Liliana Coutinho: The programme for this INDEX edition has fluidly endeavoured to express this relationship ecosystem that forces us today to consider, when speaking of coexistence, all the aspects mentioned in the question. Being an art and technology biennale, and so persuasively present in our lives, with effects both on our ways of socialising and on the environment, it was important for us to look at the work of artists and thinkers who focus on these various levels. The connection with the Carnation Revolution commemorations seems forward-looking in this context, looking at the present and near-future challenges facing democracy today. In particular, I’m thinking of the spread of fake news, deep fakes, the choice of information based on potential clickbait numbers, but also how this can be combined with political socialisation processes that are, for instance, more transparent and participatory, among others. We reflect on the production conditions that the use of technology requires. What technological literacy processes are being implemented or not? We were also keen to consider the issue of citizenship from an ecologically wide-ranging standpoint, bringing into the debate the concept forged in the indigenous soil of Latin America of Florestania, or the question of interspecies relations – natural and artificial.
The Biennale will be held from May 9 to 19 in different venues around the city – an invitation to revisit Braga. A tricky question, but what can we point out in the programme?
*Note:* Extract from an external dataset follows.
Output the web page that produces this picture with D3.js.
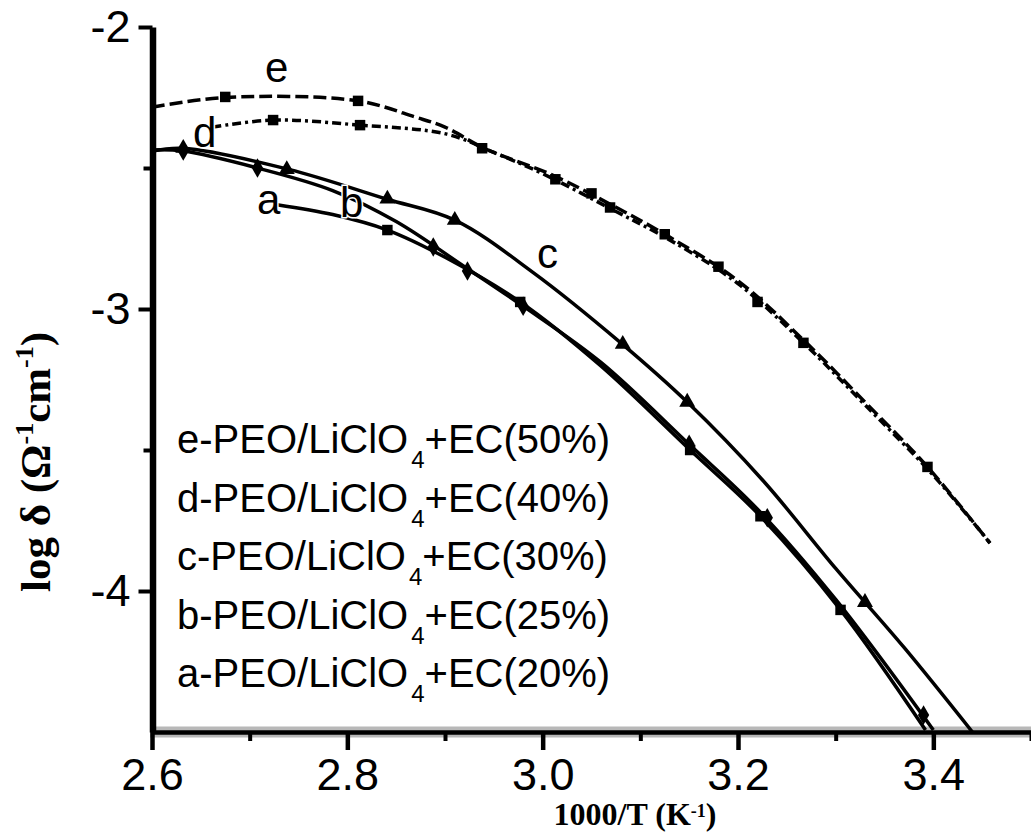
<!DOCTYPE html>
<html>
<head>
<meta charset="utf-8">
<script src="https://cdn.jsdelivr.net/npm/d3@7"></script>
<style>
  body { margin: 0; background: #fff; }
  svg { display: block; }
</style>
</head>
<body>
<svg id="chart" width="1031" height="832"></svg>
<script>
// axis ticks
var xMajor = [2.6, 2.8, 3.0, 3.2, 3.4];
var xMinor = [2.7, 2.9, 3.1, 3.3, 3.5];
var yMajor = [-2, -3, -4];
var yMinor = [-2.5, -3.5];

// curve e  (EC 50%)
var eX = [2.600, 2.675, 2.811, 2.870, 2.900, 2.940, 3.010, 3.070, 3.130, 3.200, 3.270, 3.330, 3.394, 3.458];
var eY = [-2.284, -2.250, -2.262, -2.320, -2.355, -2.430, -2.525, -2.630, -2.745, -2.900, -3.120, -3.330, -3.560, -3.830];
var eMX = [2.675, 2.811, 2.938, 3.050, 3.125, 3.220, 3.394];
var eMY = [-2.248, -2.262, -2.430, -2.590, -2.735, -2.975, -3.560];

// curve d  (EC 40%)
var dX = [2.662, 2.724, 2.813, 2.902, 2.950, 3.000, 3.070, 3.130, 3.200, 3.270, 3.330, 3.400, 3.458];
var dY = [-2.355, -2.330, -2.348, -2.380, -2.445, -2.520, -2.645, -2.755, -2.910, -3.130, -3.340, -3.590, -3.830];
var dMX = [2.724, 2.813, 3.013, 3.069, 3.180, 3.267];
var dMY = [-2.330, -2.348, -2.540, -2.640, -2.850, -3.120];

// curve c  (EC 30%)
var cX = [2.600, 2.632, 2.740, 2.840, 2.910, 2.990, 3.080, 3.148, 3.226, 3.300, 3.370, 3.440];
var cY = [-2.440, -2.430, -2.505, -2.610, -2.685, -2.870, -3.120, -3.330, -3.610, -3.920, -4.200, -4.500];
var cMX = [2.632, 2.738, 2.841, 2.910, 3.082, 3.148, 3.330];
var cMY = [-2.430, -2.505, -2.610, -2.685, -3.125, -3.330, -4.040];

// curve b  (EC 25%)
var bX = [2.600, 2.632, 2.708, 2.785, 2.850, 2.920, 2.980, 3.060, 3.150, 3.220, 3.300, 3.400];
var bY = [-2.436, -2.440, -2.500, -2.580, -2.690, -2.850, -2.990, -3.190, -3.480, -3.710, -4.030, -4.493];
var bMX = [2.632, 2.708, 2.888, 2.923, 2.980, 3.150, 3.230, 3.390];
var bMY = [-2.440, -2.500, -2.780, -2.865, -2.990, -3.480, -3.740, -4.440];

// curve a  (EC 20%)
var aX = [2.728, 2.785, 2.841, 2.902, 2.977, 3.059, 3.151, 3.223, 3.305, 3.392];
var aY = [-2.630, -2.665, -2.720, -2.820, -2.975, -3.200, -3.500, -3.735, -4.067, -4.493];
var aMX = [2.841, 2.977, 3.151, 3.223, 3.305];
var aMY = [-2.720, -2.975, -3.500, -3.735, -4.067];

var curveNames = ['e', 'd', 'c', 'b', 'a'];
var legendNames = ['e-PEO/LiClO', 'd-PEO/LiClO', 'c-PEO/LiClO', 'b-PEO/LiClO', 'a-PEO/LiClO'];
var legendTails = ['+EC(50%)', '+EC(40%)', '+EC(30%)', '+EC(25%)', '+EC(20%)'];

var svg = d3.select('#chart');
var x = d3.scaleLinear().domain([2.6, 3.5]).range([152, 1031]);
var y = d3.scaleLinear().domain([-2, -4.5]).range([27, 732]);

var sans = 'Liberation Sans, Arial, sans-serif';
var serif = 'Liberation Serif, Times New Roman, serif';

// x axis: grey halo like the scan, then black line
svg.append('line').attr('x1', 150).attr('x2', 1031).attr('y1', 732).attr('y2', 732)
  .attr('stroke', '#b8b8b8').attr('stroke-width', 11);

var gx = svg.append('g').attr('transform', 'translate(0,732)')
  .call(d3.axisBottom(x).tickValues(xMajor).tickSize(18).tickSizeOuter(0).tickPadding(8)
    .tickFormat(d3.format('.1f')));
gx.select('.domain').attr('stroke', '#000').attr('stroke-width', 4.5);
gx.selectAll('.tick line').attr('stroke', '#000').attr('stroke-width', 4.5);
gx.selectAll('.tick text').attr('font-family', sans).attr('font-size', 45).attr('fill', '#000');

var gxm = svg.append('g').attr('transform', 'translate(0,732)')
  .call(d3.axisBottom(x).tickValues(xMinor).tickSize(9).tickSizeOuter(0).tickFormat(''));
gxm.select('.domain').remove();
gxm.selectAll('.tick line').attr('stroke', '#000').attr('stroke-width', 4);

// y axis
var gy = svg.append('g').attr('transform', 'translate(152.5,0)')
  .call(d3.axisLeft(y).tickValues(yMajor).tickSize(14).tickSizeOuter(0).tickPadding(8)
    .tickFormat(function(d) { return String(d); }));
gy.select('.domain').attr('stroke', '#000').attr('stroke-width', 6.5);
gy.selectAll('.tick line').attr('stroke', '#000').attr('stroke-width', 4);
gy.selectAll('.tick text').attr('font-family', sans).attr('font-size', 45).attr('fill', '#000');

var gym = svg.append('g').attr('transform', 'translate(152.5,0)')
  .call(d3.axisLeft(y).tickValues(yMinor).tickSize(9).tickSizeOuter(0).tickFormat(''));
gym.select('.domain').remove();
gym.selectAll('.tick line').attr('stroke', '#000').attr('stroke-width', 4);

// curves
var line = d3.line().x(function(d) { return x(d[0]); }).y(function(d) { return y(d[1]); })
  .curve(d3.curveCatmullRom.alpha(0.5));

var series = [
  { xs: eX, ys: eY, mx: eMX, my: eMY, dash: '13,5', sym: d3.symbolSquare },
  { xs: dX, ys: dY, mx: dMX, my: dMY, dash: '9,4,3,4', sym: d3.symbolSquare },
  { xs: cX, ys: cY, mx: cMX, my: cMY, dash: null, sym: d3.symbolTriangle },
  { xs: bX, ys: bY, mx: bMX, my: bMY, dash: null, sym: d3.symbolDiamond },
  { xs: aX, ys: aY, mx: aMX, my: aMY, dash: null, sym: d3.symbolSquare }
];

series.forEach(function(s) {
  var pts = s.xs.map(function(v, i) { return [v, s.ys[i]]; });
  svg.append('path').attr('d', line(pts)).attr('fill', 'none').attr('stroke', '#000')
    .attr('stroke-width', 3.5).attr('stroke-dasharray', s.dash);
  s.mx.forEach(function(v, i) {
    svg.append('path').attr('d', d3.symbol().type(s.sym).size(110)())
      .attr('transform', 'translate(' + x(v) + ',' + y(s.my[i]) + ')').attr('fill', '#000');
  });
});

// curve labels
var labelPos = [[265, 82], [193, 147], [537, 268], [340, 217], [257, 214]];
curveNames.forEach(function(n, i) {
  svg.append('text').attr('x', labelPos[i][0]).attr('y', labelPos[i][1])
    .attr('font-family', sans).attr('font-size', 42).attr('fill', '#000')
    .style('paint-order', 'stroke').attr('stroke', '#fff').attr('stroke-width', 3)
    .text(n);
});

// legend
legendNames.forEach(function(n, i) {
  var t = svg.append('text').attr('x', 177).attr('y', 453 + i * 58.5)
    .attr('font-family', sans).attr('font-size', 40).attr('fill', '#000');
  t.append('tspan').text(n);
  t.append('tspan').attr('font-size', 24).attr('dy', 15).attr('dx', 3).text('4');
  t.append('tspan').attr('dy', -15).text(legendTails[i]);
});

// axis titles
var xt = svg.append('text').attr('x', 635).attr('y', 825).attr('text-anchor', 'middle')
  .attr('font-family', serif).attr('font-weight', 'bold').attr('font-size', 32).attr('fill', '#000');
xt.append('tspan').text('1000/T (K');
xt.append('tspan').attr('font-size', 18).attr('dy', -8).text('-1');
xt.append('tspan').attr('dy', 8).text(')');

var yt = svg.append('text').attr('transform', 'translate(50,462) rotate(-90)').attr('text-anchor', 'middle')
  .attr('font-family', serif).attr('font-weight', 'bold').attr('font-size', 43).attr('fill', '#000');
yt.append('tspan').text('log δ (Ω');
yt.append('tspan').attr('font-size', 26).attr('dy', -17).text('-1');
yt.append('tspan').attr('dy', 17).text('cm');
yt.append('tspan').attr('font-size', 26).attr('dy', -17).text('-1');
yt.append('tspan').attr('dy', 17).text(')');
</script>
</body>
</html>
Or to put it another way: what cannot be missed?
Liliana Coutinho: Obviously we would like to say: everything! After all, the programme is not overly intensive, so exhibitions can be easily paired with conferences and performances. Nonetheless, we have a few suggestions. As far as the exhibitions are concerned, three new sculptures by the Danish collective Superflex, in collaboration with the Portuguese architecture studio KWY, continue their research into the notion of interspecies architecture at the Tibães Monastery. Also in the monastery, Kyriaki Goni is presenting a series of tapestries on space mining, one on wolfram and its importance in the Portuguese context. As for talks and conferences, whilst the first weekend brings us debates focusing on the issues of interspecies relations, whistleblowing and the impact of sound and war technologies on our existence, with well-known artists and thinkers, the online programme taking place during the week bridges the gap between this first moment and the second weekend, in which we aim to shed light on our understanding of what technology can be and its potential in the context of coexistence practices. I would highlight Ellen Lima Wassu, who will present an understanding of technology from the perspective of Brazilian indigenous contexts, and the Togolese architect, anthropologist and technological activist Sénamé Koffi Abgbodjinou, finishing the programme with a lecture entitled Coexistência Planetária.
Finally, a curiosity question. INDEX is a physical biennale which, albeit in Portugal, reaches a national and international audience. For future editions, should the virtual (online) arena be given a more performative stage for the Biennale?
Mariana Pestana: INDEX currently operates a physical and digital footprint in the city, and in other editions there have been specifically digital commissions. In any event, even this year, there are workshops, talks and, most importantly, programmes happening within the thinking sphere that are available online, plus all the works will be registered in photography and video, and will then also be available to view as archives.